## begin

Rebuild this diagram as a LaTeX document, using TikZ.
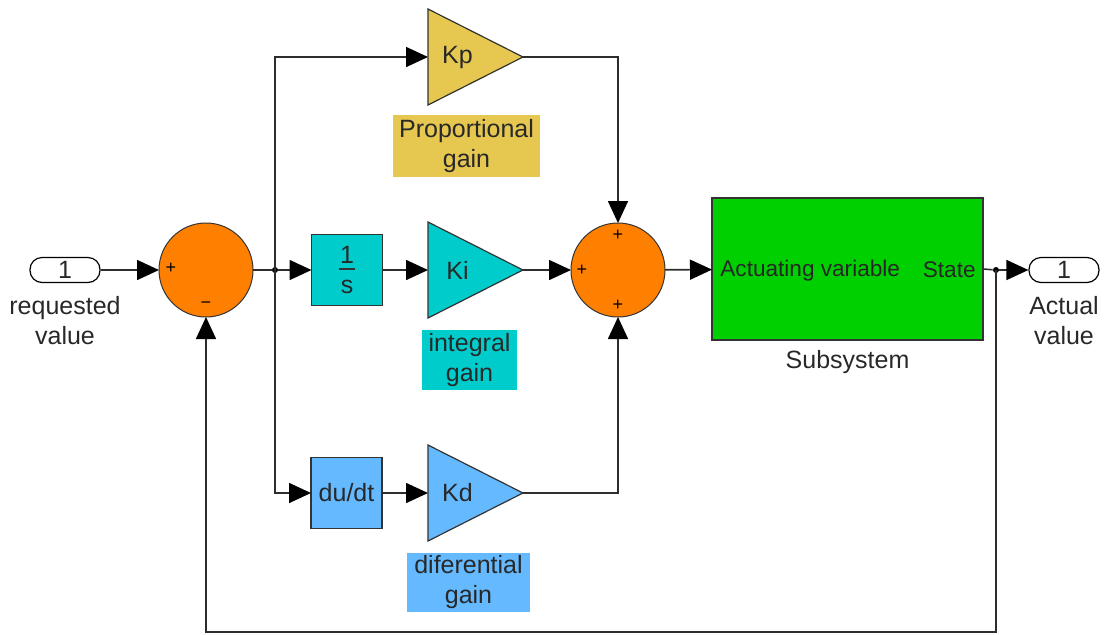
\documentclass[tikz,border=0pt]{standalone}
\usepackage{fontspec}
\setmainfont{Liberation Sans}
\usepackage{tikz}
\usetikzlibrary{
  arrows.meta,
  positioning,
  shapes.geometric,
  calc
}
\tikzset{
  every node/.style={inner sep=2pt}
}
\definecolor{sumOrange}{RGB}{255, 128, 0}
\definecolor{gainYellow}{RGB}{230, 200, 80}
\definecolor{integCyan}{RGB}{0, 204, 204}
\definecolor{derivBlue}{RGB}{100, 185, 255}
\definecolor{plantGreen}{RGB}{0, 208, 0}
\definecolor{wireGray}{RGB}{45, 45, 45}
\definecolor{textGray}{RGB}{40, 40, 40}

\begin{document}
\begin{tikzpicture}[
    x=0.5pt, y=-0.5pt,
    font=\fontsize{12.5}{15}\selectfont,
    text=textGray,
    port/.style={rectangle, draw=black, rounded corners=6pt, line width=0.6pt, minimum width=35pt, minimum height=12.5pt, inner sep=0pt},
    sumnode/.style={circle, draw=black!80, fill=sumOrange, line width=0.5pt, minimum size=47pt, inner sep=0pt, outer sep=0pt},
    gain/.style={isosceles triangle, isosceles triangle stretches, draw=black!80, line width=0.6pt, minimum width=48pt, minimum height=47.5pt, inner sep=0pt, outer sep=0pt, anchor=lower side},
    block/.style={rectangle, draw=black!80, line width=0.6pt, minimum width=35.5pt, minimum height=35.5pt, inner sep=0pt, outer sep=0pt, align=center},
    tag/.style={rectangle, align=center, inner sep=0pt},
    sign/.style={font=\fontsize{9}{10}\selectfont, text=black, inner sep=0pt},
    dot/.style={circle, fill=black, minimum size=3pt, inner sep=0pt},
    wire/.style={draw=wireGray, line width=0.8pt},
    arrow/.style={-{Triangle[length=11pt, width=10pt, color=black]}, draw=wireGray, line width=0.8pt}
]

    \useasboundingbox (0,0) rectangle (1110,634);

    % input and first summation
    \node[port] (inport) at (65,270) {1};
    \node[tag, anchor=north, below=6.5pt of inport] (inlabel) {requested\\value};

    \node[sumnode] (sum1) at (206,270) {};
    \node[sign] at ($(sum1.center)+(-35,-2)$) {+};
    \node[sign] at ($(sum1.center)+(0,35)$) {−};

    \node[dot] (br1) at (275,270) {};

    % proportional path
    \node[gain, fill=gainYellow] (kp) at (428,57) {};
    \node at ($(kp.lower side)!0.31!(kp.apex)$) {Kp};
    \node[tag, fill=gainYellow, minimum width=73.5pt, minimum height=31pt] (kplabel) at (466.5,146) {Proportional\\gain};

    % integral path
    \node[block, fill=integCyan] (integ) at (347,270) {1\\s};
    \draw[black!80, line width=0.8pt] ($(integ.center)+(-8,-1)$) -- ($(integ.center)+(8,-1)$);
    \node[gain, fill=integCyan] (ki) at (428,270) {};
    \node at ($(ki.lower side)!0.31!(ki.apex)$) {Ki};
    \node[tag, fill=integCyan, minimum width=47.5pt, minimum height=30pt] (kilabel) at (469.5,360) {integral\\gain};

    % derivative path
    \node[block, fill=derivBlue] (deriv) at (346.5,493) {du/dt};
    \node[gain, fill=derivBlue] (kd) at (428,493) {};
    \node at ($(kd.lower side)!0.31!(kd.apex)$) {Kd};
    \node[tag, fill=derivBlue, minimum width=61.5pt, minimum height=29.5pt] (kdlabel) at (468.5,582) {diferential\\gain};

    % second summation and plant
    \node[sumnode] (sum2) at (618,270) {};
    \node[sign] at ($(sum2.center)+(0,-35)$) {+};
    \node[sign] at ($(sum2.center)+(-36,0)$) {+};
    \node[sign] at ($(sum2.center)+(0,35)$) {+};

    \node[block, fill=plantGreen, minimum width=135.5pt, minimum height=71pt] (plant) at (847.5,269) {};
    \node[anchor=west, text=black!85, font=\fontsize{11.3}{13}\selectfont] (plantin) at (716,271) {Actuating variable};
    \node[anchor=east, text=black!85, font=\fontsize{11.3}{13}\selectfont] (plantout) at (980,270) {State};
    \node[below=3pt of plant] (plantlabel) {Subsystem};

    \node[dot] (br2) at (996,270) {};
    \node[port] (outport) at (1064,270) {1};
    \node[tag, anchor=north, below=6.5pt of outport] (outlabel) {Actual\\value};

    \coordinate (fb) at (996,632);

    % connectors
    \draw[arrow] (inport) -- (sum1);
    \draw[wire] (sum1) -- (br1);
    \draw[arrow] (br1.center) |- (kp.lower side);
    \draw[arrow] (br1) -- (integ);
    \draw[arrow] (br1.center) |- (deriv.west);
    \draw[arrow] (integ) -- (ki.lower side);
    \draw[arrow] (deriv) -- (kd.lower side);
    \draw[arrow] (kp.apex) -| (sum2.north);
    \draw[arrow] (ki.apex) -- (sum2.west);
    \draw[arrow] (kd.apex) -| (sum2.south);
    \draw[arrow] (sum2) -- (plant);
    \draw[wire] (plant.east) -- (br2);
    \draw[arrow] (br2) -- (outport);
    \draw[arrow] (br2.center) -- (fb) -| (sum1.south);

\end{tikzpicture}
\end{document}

## end

The listing above must be printed again exactly, minus its pictures.

Rebuild this diagram as a LaTeX document, using TikZ.
\documentclass[tikz,border=0pt]{standalone}
\usepackage{fontspec}
\setmainfont{Liberation Sans}
\usepackage{tikz}
\usetikzlibrary{
  arrows.meta,
  positioning,
  shapes.geometric,
  calc
}
\tikzset{
  every node/.style={inner sep=2pt}
}
\definecolor{sumOrange}{RGB}{255, 128, 0}
\definecolor{gainYellow}{RGB}{230, 200, 80}
\definecolor{integCyan}{RGB}{0, 204, 204}
\definecolor{derivBlue}{RGB}{100, 185, 255}
\definecolor{plantGreen}{RGB}{0, 208, 0}
\definecolor{wireGray}{RGB}{45, 45, 45}
\definecolor{textGray}{RGB}{40, 40, 40}

\begin{document}
\begin{tikzpicture}[
    x=0.5pt, y=-0.5pt,
    font=\fontsize{12.5}{15}\selectfont,
    text=textGray,
    port/.style={rectangle, draw=black, rounded corners=6pt, line width=0.6pt, minimum width=35pt, minimum height=12.5pt, inner sep=0pt},
    sumnode/.style={circle, draw=black!80, fill=sumOrange, line width=0.5pt, minimum size=47pt, inner sep=0pt, outer sep=0pt},
    gain/.style={isosceles triangle, isosceles triangle stretches, draw=black!80, line width=0.6pt, minimum width=48pt, minimum height=47.5pt, inner sep=0pt, outer sep=0pt, anchor=lower side},
    block/.style={rectangle, draw=black!80, line width=0.6pt, minimum width=35.5pt, minimum height=35.5pt, inner sep=0pt, outer sep=0pt, align=center},
    tag/.style={rectangle, align=center, inner sep=0pt},
    sign/.style={font=\fontsize{9}{10}\selectfont, text=black, inner sep=0pt},
    dot/.style={circle, fill=black, minimum size=3pt, inner sep=0pt},
    wire/.style={draw=wireGray, line width=0.8pt},
    arrow/.style={-{Triangle[length=11pt, width=10pt, color=black]}, draw=wireGray, line width=0.8pt}
]

    \useasboundingbox (0,0) rectangle (1110,634);

    % input and first summation
    \node[port] (inport) at (65,270) {1};
    \node[tag, anchor=north, below=6.5pt of inport] (inlabel) {requested\\value};

    \node[sumnode] (sum1) at (206,270) {};
    \node[sign] at ($(sum1.center)+(-35,-2)$) {+};
    \node[sign] at ($(sum1.center)+(0,35)$) {−};

    \node[dot] (br1) at (275,270) {};

    % proportional path
    \node[gain, fill=gainYellow] (kp) at (428,57) {};
    \node at ($(kp.lower side)!0.31!(kp.apex)$) {Kp};
    \node[tag, fill=gainYellow, minimum width=73.5pt, minimum height=31pt] (kplabel) at (466.5,146) {Proportional\\gain};

    % integral path
    \node[block, fill=integCyan] (integ) at (347,270) {1\\s};
    \draw[black!80, line width=0.8pt] ($(integ.center)+(-8,-1)$) -- ($(integ.center)+(8,-1)$);
    \node[gain, fill=integCyan] (ki) at (428,270) {};
    \node at ($(ki.lower side)!0.31!(ki.apex)$) {Ki};
    \node[tag, fill=integCyan, minimum width=47.5pt, minimum height=30pt] (kilabel) at (469.5,360) {integral\\gain};

    % derivative path
    \node[block, fill=derivBlue] (deriv) at (346.5,493) {du/dt};
    \node[gain, fill=derivBlue] (kd) at (428,493) {};
    \node at ($(kd.lower side)!0.31!(kd.apex)$) {Kd};
    \node[tag, fill=derivBlue, minimum width=61.5pt, minimum height=29.5pt] (kdlabel) at (468.5,582) {diferential\\gain};

    % second summation and plant
    \node[sumnode] (sum2) at (618,270) {};
    \node[sign] at ($(sum2.center)+(0,-35)$) {+};
    \node[sign] at ($(sum2.center)+(-36,0)$) {+};
    \node[sign] at ($(sum2.center)+(0,35)$) {+};

    \node[block, fill=plantGreen, minimum width=135.5pt, minimum height=71pt] (plant) at (847.5,269) {};
    \node[anchor=west, text=black!85, font=\fontsize{11.3}{13}\selectfont] (plantin) at (716,271) {Actuating variable};
    \node[anchor=east, text=black!85, font=\fontsize{11.3}{13}\selectfont] (plantout) at (980,270) {State};
    \node[below=3pt of plant] (plantlabel) {Subsystem};

    \node[dot] (br2) at (996,270) {};
    \node[port] (outport) at (1064,270) {1};
    \node[tag, anchor=north, below=6.5pt of outport] (outlabel) {Actual\\value};

    \coordinate (fb) at (996,632);

    % connectors
    \draw[arrow] (inport) -- (sum1);
    \draw[wire] (sum1) -- (br1);
    \draw[arrow] (br1.center) |- (kp.lower side);
    \draw[arrow] (br1) -- (integ);
    \draw[arrow] (br1.center) |- (deriv.west);
    \draw[arrow] (integ) -- (ki.lower side);
    \draw[arrow] (deriv) -- (kd.lower side);
    \draw[arrow] (kp.apex) -| (sum2.north);
    \draw[arrow] (ki.apex) -- (sum2.west);
    \draw[arrow] (kd.apex) -| (sum2.south);
    \draw[arrow] (sum2) -- (plant);
    \draw[wire] (plant.east) -- (br2);
    \draw[arrow] (br2) -- (outport);
    \draw[arrow] (br2.center) -- (fb) -| (sum1.south);

\end{tikzpicture}
\end{document}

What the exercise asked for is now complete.